We now need a modified negative log-likelihood function:

neglogLikelihood2 <- function(theta,x) {
  mu <- theta[1] # get value for mu
  sigma2 <- theta[2] # get value for sigma2

  # compute density for each data element in x
  logF <- dnorm(x, mean = mu, sd = sqrt(sigma2), log = TRUE)

  return(-sum(logF)) # return negative log-likelihood
}

Notice that we pass through one argument theta whose elements are the parameters for mu and sigma2 which we unpack within the function.

Now we can run optim but this time the initial parameters values must be initialised with two values. Furthermore, as variance cannot be negative, we bound the possible lower values that sigma2 can take by setting lower = c(-Inf, 0.001). The second argument means sigma2 cannot be lower than 0.001:

theta_init = c(1, 1)

out <- optim(theta_init, neglogLikelihood2, gr = NULL, x, method = "L-BFGS-B",
        lower = c(-Inf, 0.001), upper = c(Inf, Inf))

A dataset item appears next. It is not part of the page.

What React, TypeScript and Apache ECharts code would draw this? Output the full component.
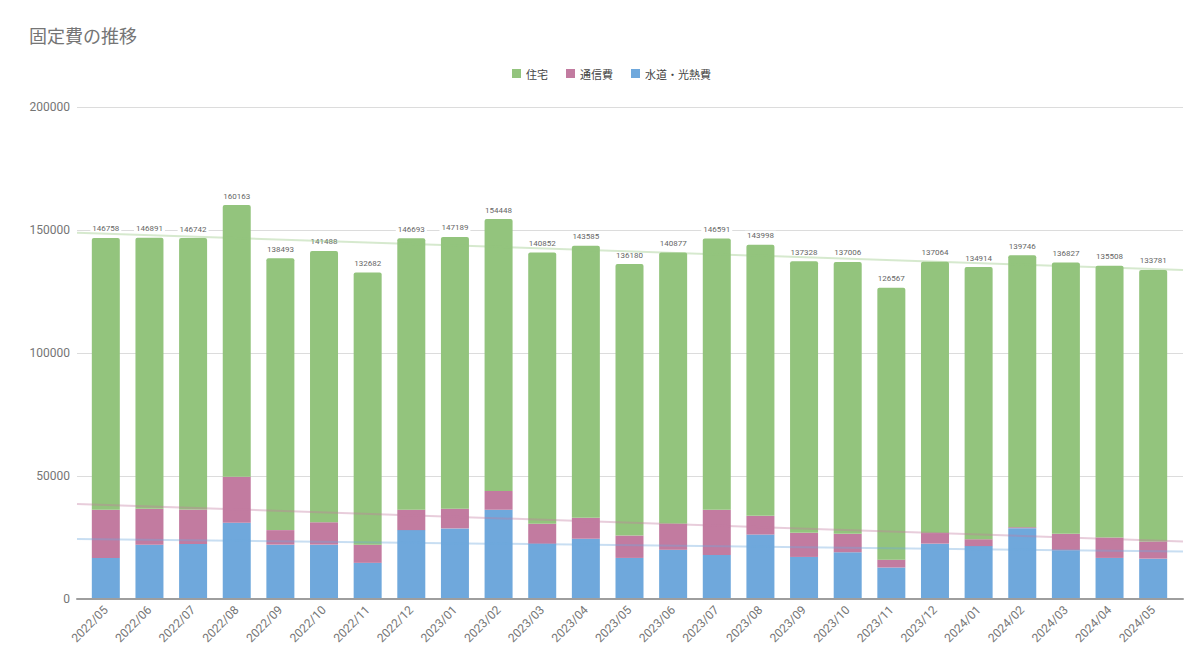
import React, { useRef, useEffect } from 'react'
import * as echarts from 'echarts'

const months = [
  '2022/05', '2022/06', '2022/07', '2022/08', '2022/09', '2022/10', '2022/11', '2022/12',
  '2023/01', '2023/02', '2023/03', '2023/04', '2023/05', '2023/06', '2023/07', '2023/08',
  '2023/09', '2023/10', '2023/11', '2023/12', '2024/01', '2024/02', '2024/03', '2024/04',
  '2024/05',
]

// 合計（ラベル表示用）
const totals = [
  146758, 146891, 146742, 160163, 138493, 141488, 132682, 146693,
  147189, 154448, 140852, 143585, 136180, 140877, 146591, 143998,
  137328, 137006, 126567, 137064, 134914, 139746, 136827, 135508,
  133781,
]

// 水道・光熱費
const utilities = [
  16700, 22100, 22400, 31000, 22100, 22100, 14700, 28000,
  28700, 36300, 22400, 24500, 16700, 20000, 17900, 26200,
  17100, 19000, 12800, 22500, 21500, 28800, 19800, 16700,
  16400,
]

// 通信費
const telecom = [
  19600, 14600, 14000, 18700, 5900, 9100, 7400, 8300,
  8000, 7600, 8200, 8500, 9100, 10600, 18400, 7600,
  9800, 7500, 3200, 4300, 2800, 400, 6700, 8300,
  7000,
]

// 住宅
const housing = [
  110458, 110191, 110342, 110463, 110493, 110288, 110582, 110393,
  110489, 110548, 110252, 110585, 110380, 110277, 110291, 110198,
  110428, 110506, 110567, 110264, 110614, 110546, 110327, 110508,
  110381,
]

// トレンドライン（左端・右端の値）
const trendTotal = [148900, 133700]
const trendTelecom = [38600, 23400]
const trendUtilities = [24400, 19300]

const GREEN = '#93c47d'
const PINK = '#c27ba0'
const BLUE = '#6fa8dc'

const trendSeries = (name: string, ends: number[], color: string) => ({
  name,
  type: 'line',
  xAxisIndex: 0,
  yAxisIndex: 0,
  data: [[0, ends[0]], [1, ends[1]]],
  symbol: 'none',
  silent: true,
  z: 3,
  lineStyle: { color, width: 2, opacity: 0.38 },
})

const bar = (name: string, data: number[], color: string) => ({
  name,
  type: 'bar',
  stack: 'cost',
  xAxisIndex: 1,
  yAxisIndex: 1,
  barWidth: 28,
  data,
  itemStyle: { color },
})

const App: React.FC = () => {
  const chartRef = useRef<HTMLDivElement>(null)

  useEffect(() => {
    if (!chartRef.current) return
    const chart = echarts.init(chartRef.current, undefined, { renderer: 'svg' })

    chart.setOption({
      animation: false,
      backgroundColor: '#fff',
      textStyle: { fontFamily: 'Roboto, "Noto Sans CJK JP", sans-serif' },
      title: {
        text: '固定費の推移',
        left: 24,
        top: 21,
        textStyle: {
          color: '#757575',
          fontSize: 18,
          fontWeight: 'normal',
          fontFamily: '"Noto Sans CJK JP", sans-serif',
        },
      },
      legend: {
        data: ['住宅', '通信費', '水道・光熱費'],
        top: 63,
        left: 507,
        icon: 'rect',
        itemWidth: 9,
        itemHeight: 9,
        itemGap: 18,
        textStyle: {
          color: '#444',
          fontSize: 11,
          fontFamily: '"Noto Sans CJK JP", sans-serif',
        },
      },
      // grid 0: 目盛線・軸線・トレンドライン / grid 1: 棒グラフ
      grid: [
        { left: 77, right: 17, top: 107, bottom: 58 },
        { left: 84, right: 25, top: 107, bottom: 58 },
      ],
      xAxis: [
        {
          type: 'value',
          gridIndex: 0,
          min: 0,
          max: 1,
          z: 5,
          axisLine: { show: true, lineStyle: { color: '#9e9e9e', width: 2 } },
          axisTick: { show: false },
          axisLabel: { show: false },
          splitLine: { show: false },
        },
        {
          type: 'category',
          gridIndex: 1,
          data: months,
          axisTick: { show: false },
          axisLine: { show: false },
          axisLabel: { color: '#757575', fontSize: 12, rotate: 45, margin: 9 },
        },
      ],
      yAxis: [
        {
          type: 'value',
          gridIndex: 0,
          min: 0,
          max: 200000,
          interval: 50000,
          axisLine: { show: false },
          axisTick: { show: false },
          axisLabel: { color: '#757575', fontSize: 12, margin: 7, formatter: (v: number) => String(v) },
          splitLine: { lineStyle: { color: '#dcdcdc' } },
        },
        {
          type: 'value',
          gridIndex: 1,
          min: 0,
          max: 200000,
          interval: 50000,
          show: false,
          splitLine: { show: false },
        },
      ],
      series: [
        bar('水道・光熱費', utilities, BLUE),
        bar('通信費', telecom, PINK),
        {
          ...bar('住宅', housing, GREEN),
          itemStyle: { color: GREEN, borderRadius: [2, 2, 0, 0] },
          label: {
            show: true,
            position: 'top',
            distance: 4,
            fontSize: 8,
            color: '#666',
            backgroundColor: '#fff',
            padding: [1, 2],
            formatter: (p: any) => String(totals[p.dataIndex]),
          },
        },
        trendSeries('trend-total', trendTotal, GREEN),
        trendSeries('trend-telecom', trendTelecom, PINK),
        trendSeries('trend-utilities', trendUtilities, BLUE),
      ],
    })

    return () => {
      chart.dispose()
    }
  }, [])

  return (
    <div
      ref={chartRef}
      style={{ position: 'fixed', left: 0, top: 0, width: '1200px', height: '657px' }}
    />
  )
}

export default App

We can now visualise the results by creating a two-dimensional contour plot. We first need to generate a grid of values for mu and sigma2:

# one dimensional grid of values for mu
mu <- seq(-0.1, 1.0, length = 101)
# one dimensional grid of values for sigma2
sigma2 <- seq(0.1, 1.0, length = 101)

mu_xx <- rep(mu, each = 101) # replicate this 101 times
sigma2_yy <- rep(sigma2, times = 101) # replicate this 101 times

# generate grid of values (each row contains a unique combination
# of mu and sigma2 values)
mu_sigma_grid <- cbind(mu_xx, sigma2_yy)

Now we apply our negative log-likehood function to this grid to generate a negative log-likelihood value for each position on the grid:

neglogL2 <- apply(mu_sigma_grid, 1, neglogLikelihood2, x)

We now use the contour function to plot our results:

# convert vector of negative log-likelihood values into a grid
neglogL2 <- matrix(neglogL2, 101)

# draw contour plot
contour(sigma2, mu, neglogL2, nlevels = 50, xlab = "sigma2", ylab = "mu")
# overlay the maximum likelihood estimate as a red circle
points(out$par[2], out$par[1], col="red")

Excellent! We have now found the maximum likelihood estimates for the unknown mean and variance for the Normal distribution that our data is assumed to be drawn from. Let’s compare our estimates against the sample mean and variance. First, the estimates:

print(out$par[1]) # mu estimate

## [1] 0.1372727

print(out$par[2]) # sigma2 estimate

## [1] 0.5569665

Now, the sample mean and variances:

print(mean(x)) # sample mean

## [1] 0.1372727

print(var(x)) # sample variance (normalised by n-1)

## [1] 0.6126618

print(var(x)*(n-1)/n) # sample variance (normalised by n)

## [1] 0.5569653

Interesting! The maximum likelihood estimates return the sample mean and the **biased* sample variance estimate (where we normalise by \(n\) and not \(n−1\)). Indeed, it turns out that theoretically, the maximum likelihood estimate does give a biased estimate of the population variance.

8.4 Problem: MLE

A potentially biased coin is tossed 10 times and the number of heads recorded. The experiment is repeated 5 times and the number of heads recorded was 3, 2, 4, 5 and 2 respectively. Can you derive a maximum likelihood estimate of the probability of obtaining a head?